(Records from a data collection)
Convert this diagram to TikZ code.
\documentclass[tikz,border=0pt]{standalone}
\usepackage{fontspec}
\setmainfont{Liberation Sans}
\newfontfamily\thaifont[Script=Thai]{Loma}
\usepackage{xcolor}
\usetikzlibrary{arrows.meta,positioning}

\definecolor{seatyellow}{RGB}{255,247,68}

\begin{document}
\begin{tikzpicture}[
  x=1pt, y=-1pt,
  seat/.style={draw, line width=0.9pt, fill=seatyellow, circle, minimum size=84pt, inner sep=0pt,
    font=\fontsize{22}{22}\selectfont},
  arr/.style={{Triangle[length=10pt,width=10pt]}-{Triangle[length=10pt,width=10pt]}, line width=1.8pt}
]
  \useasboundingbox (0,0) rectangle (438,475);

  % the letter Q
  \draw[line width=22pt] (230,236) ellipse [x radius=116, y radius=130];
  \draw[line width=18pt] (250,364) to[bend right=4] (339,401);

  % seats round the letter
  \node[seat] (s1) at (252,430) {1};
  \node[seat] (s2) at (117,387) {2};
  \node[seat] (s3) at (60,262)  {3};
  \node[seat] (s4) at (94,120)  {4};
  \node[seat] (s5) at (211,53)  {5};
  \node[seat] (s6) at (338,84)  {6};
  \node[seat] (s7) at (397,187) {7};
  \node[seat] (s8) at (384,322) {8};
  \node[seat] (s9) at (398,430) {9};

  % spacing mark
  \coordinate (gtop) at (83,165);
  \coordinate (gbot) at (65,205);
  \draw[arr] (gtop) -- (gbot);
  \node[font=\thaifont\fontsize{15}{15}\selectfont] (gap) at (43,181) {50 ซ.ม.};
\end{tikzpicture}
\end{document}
* * *
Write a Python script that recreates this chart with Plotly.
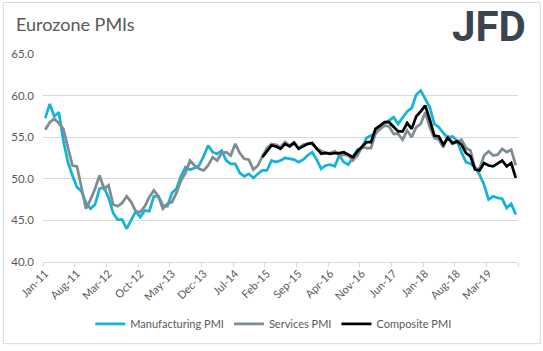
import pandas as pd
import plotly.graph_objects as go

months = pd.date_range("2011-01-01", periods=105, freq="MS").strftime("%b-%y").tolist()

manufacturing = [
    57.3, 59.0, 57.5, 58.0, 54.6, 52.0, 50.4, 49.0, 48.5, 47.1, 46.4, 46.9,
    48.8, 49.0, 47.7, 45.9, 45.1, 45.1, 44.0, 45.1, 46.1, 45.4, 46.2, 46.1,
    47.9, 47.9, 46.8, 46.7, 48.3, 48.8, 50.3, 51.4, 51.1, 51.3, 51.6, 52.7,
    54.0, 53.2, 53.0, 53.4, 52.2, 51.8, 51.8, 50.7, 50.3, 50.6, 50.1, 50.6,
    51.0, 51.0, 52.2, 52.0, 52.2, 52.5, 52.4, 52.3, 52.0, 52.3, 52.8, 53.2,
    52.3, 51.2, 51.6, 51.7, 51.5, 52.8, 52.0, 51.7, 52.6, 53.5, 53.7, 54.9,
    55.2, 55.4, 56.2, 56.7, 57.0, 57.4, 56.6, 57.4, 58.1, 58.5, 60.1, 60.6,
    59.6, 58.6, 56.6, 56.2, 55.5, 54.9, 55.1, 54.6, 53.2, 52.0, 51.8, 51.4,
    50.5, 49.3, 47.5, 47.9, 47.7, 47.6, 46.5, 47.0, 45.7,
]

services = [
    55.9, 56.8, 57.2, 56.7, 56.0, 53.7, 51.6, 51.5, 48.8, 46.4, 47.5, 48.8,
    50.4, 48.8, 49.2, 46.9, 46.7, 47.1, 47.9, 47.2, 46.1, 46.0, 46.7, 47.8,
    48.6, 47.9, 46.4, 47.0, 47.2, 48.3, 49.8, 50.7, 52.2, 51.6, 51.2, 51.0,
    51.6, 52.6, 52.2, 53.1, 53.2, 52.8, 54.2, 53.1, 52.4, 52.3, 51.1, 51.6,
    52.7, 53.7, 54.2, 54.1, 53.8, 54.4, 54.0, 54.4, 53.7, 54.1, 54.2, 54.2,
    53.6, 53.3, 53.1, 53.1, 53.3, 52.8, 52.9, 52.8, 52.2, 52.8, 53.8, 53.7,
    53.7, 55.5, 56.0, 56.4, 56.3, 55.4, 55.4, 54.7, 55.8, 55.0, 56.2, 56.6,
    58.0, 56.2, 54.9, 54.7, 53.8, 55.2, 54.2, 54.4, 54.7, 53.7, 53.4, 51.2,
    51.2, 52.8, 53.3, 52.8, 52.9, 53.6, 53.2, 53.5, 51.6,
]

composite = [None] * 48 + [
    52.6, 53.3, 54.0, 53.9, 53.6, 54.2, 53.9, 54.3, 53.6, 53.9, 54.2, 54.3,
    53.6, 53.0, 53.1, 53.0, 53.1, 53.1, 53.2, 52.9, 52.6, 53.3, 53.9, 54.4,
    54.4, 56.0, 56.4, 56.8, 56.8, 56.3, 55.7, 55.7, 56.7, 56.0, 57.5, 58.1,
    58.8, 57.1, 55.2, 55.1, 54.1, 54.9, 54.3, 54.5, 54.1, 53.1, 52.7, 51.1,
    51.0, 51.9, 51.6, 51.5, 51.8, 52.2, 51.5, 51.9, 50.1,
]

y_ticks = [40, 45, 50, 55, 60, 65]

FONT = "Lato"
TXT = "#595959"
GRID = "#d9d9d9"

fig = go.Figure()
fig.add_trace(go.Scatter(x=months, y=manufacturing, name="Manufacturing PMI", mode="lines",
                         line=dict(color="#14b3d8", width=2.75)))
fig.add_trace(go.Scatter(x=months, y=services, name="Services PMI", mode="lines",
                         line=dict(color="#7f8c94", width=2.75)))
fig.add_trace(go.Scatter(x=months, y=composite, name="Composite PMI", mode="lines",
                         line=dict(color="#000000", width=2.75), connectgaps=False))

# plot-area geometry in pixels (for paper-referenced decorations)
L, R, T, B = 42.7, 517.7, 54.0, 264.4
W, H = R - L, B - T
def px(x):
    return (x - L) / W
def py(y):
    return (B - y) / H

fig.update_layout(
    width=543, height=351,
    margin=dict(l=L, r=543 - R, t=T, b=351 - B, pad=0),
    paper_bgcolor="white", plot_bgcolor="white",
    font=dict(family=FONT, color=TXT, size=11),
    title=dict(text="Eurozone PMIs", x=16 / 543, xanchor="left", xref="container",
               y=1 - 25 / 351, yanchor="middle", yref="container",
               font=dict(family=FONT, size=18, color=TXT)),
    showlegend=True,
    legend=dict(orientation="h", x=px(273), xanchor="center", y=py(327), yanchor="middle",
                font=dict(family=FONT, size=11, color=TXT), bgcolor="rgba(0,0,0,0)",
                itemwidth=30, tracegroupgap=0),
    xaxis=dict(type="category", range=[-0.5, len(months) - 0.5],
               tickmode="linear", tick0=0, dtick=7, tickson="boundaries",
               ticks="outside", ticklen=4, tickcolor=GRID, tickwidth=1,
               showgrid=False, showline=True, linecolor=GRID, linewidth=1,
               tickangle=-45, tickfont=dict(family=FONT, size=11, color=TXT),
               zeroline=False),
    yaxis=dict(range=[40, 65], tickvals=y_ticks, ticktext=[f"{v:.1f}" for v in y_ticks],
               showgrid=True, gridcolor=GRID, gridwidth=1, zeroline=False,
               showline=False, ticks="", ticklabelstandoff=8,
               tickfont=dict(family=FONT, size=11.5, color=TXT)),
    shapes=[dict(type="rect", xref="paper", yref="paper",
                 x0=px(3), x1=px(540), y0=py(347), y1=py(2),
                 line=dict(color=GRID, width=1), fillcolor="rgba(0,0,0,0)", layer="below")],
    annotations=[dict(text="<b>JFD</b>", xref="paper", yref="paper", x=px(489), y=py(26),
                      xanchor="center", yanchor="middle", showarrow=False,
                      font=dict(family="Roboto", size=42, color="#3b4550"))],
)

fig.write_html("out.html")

### EXERCISE AIM
Copy out exactly the lines running from the one with "Convert this diagram to TikZ code." to the one with "to[bend right=4] (339,401);", including both ends, and nothing more.

### RESULT FOR THIS TASK
Convert this diagram to TikZ code.
\documentclass[tikz,border=0pt]{standalone}
\usepackage{fontspec}
\setmainfont{Liberation Sans}
\newfontfamily\thaifont[Script=Thai]{Loma}
\usepackage{xcolor}
\usetikzlibrary{arrows.meta,positioning}

\definecolor{seatyellow}{RGB}{255,247,68}

\begin{document}
\begin{tikzpicture}[
  x=1pt, y=-1pt,
  seat/.style={draw, line width=0.9pt, fill=seatyellow, circle, minimum size=84pt, inner sep=0pt,
    font=\fontsize{22}{22}\selectfont},
  arr/.style={{Triangle[length=10pt,width=10pt]}-{Triangle[length=10pt,width=10pt]}, line width=1.8pt}
]
  \useasboundingbox (0,0) rectangle (438,475);

  % the letter Q
  \draw[line width=22pt] (230,236) ellipse [x radius=116, y radius=130];
  \draw[line width=18pt] (250,364) to[bend right=4] (339,401);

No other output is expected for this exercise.